Кевина очень привлекала и очаровывала популярная мелодия «L'Amour est Bleu», мы часто и по-разному ее использовали. Гибкий ритм и благозвучность мелодии, несомненно, успокаивали его.

После нескольких месяцев занятий идентичность Кевина вырисовывалась все четче. Несмотря на проблемы с поведением или, возможно, из-за них, можно было проникнуть во внутренний мир Кевина с помощью музыки. Он научился свободно выражать себя в музыкальных звуках, а это помогло проявиться добрым чертам его характера так же, как и агрессии, протестам и панике.
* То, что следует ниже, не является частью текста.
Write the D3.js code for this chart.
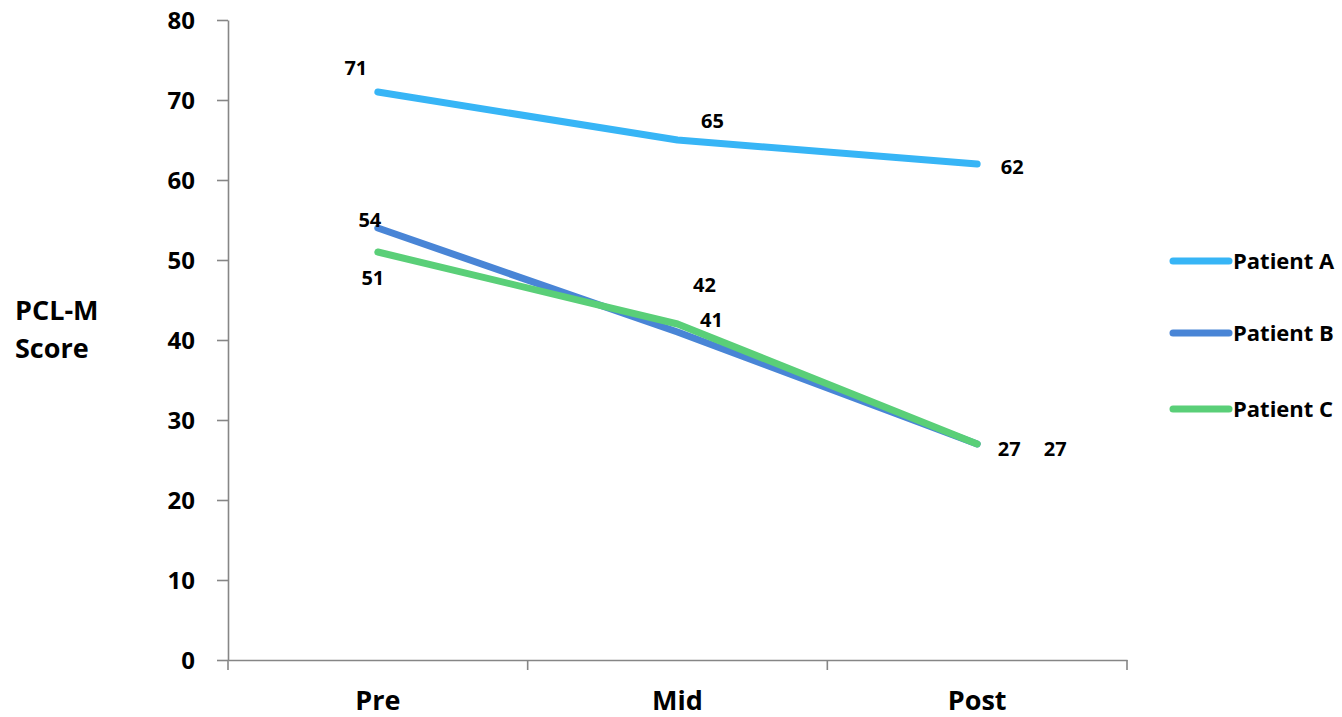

Кевин научился управлять пальцами при игре на мелодике и контролировать усилие, необходимое для того, чтобы дуть в нее. Позднее он стал играть на виолончели смычком, помнил литерные названия четырех ее струн.

Поза Кевина при игре на виолончели была правильная, обычно не напряженная, рука со смычком двигалась естественно и плавно. Слушая какую-либо из понравившихся мелодий, он любил играть на открытых струнах и одновременно петь. Затем начинал двигаться всем телом, от чего получал безмерное удовольствие, поскольку это занятие объединяло почти все из того, чем была для него музыка. Его смычок следовал музыкальному ритму, паузам и каденциям,[32] свидетельствуя о том, насколько осознанно и внимательно он начал воспринимать любые элементы мелодии.

Объем внимания у Кевина расширился достаточно для того, чтобы я смогла связать музыкальные занятия и его уроки в классе. Затем я нашла применение усвоенным Кевином знаниям по части словаря и чисел, которые я выстраивала в последовательности слов или цифр. Он безошибочно пропевал, ритмично подыгрывая на пластинчатых колокольчиках, названия дней недели, месяцев, времен года, цветов. Также он пел короткие фразы, образно используя свой собственный словарь. Пусть слова и не всегда были понятны, но он составлял и пел такие предложения, как «январь—сырой», «июль—каникулы», «декабрь – Рождество» и т. д.

Применив ту же методику к числам, я обнаружила, что мальчик не может вспомнить, сколько звуков он только что услышал. Он ассоциировал «крик» или «шепот» с громкими и тихими звуками и с движением, порождающим соответствующий результат. Однако для Кевина слова и действия были неразрывно связаны, и он выкрикивал слово «громко» в тот же самый момент, когда бил по инструменту. Он не мог сказать слово прежде, чем сделает движение, не мог оформить мысленное представление этого движения и сознательно его подготовить. В тот период нельзя было заставить его ждать – сначала произнести слово, а потом сделать движение. Позднее из-за этого ему было труднее учиться играть на инструментах и следовать указаниям дирижера на групповых занятиях.

32

Каденция – особый вид окончания музыкального произведения. – Прим. ред.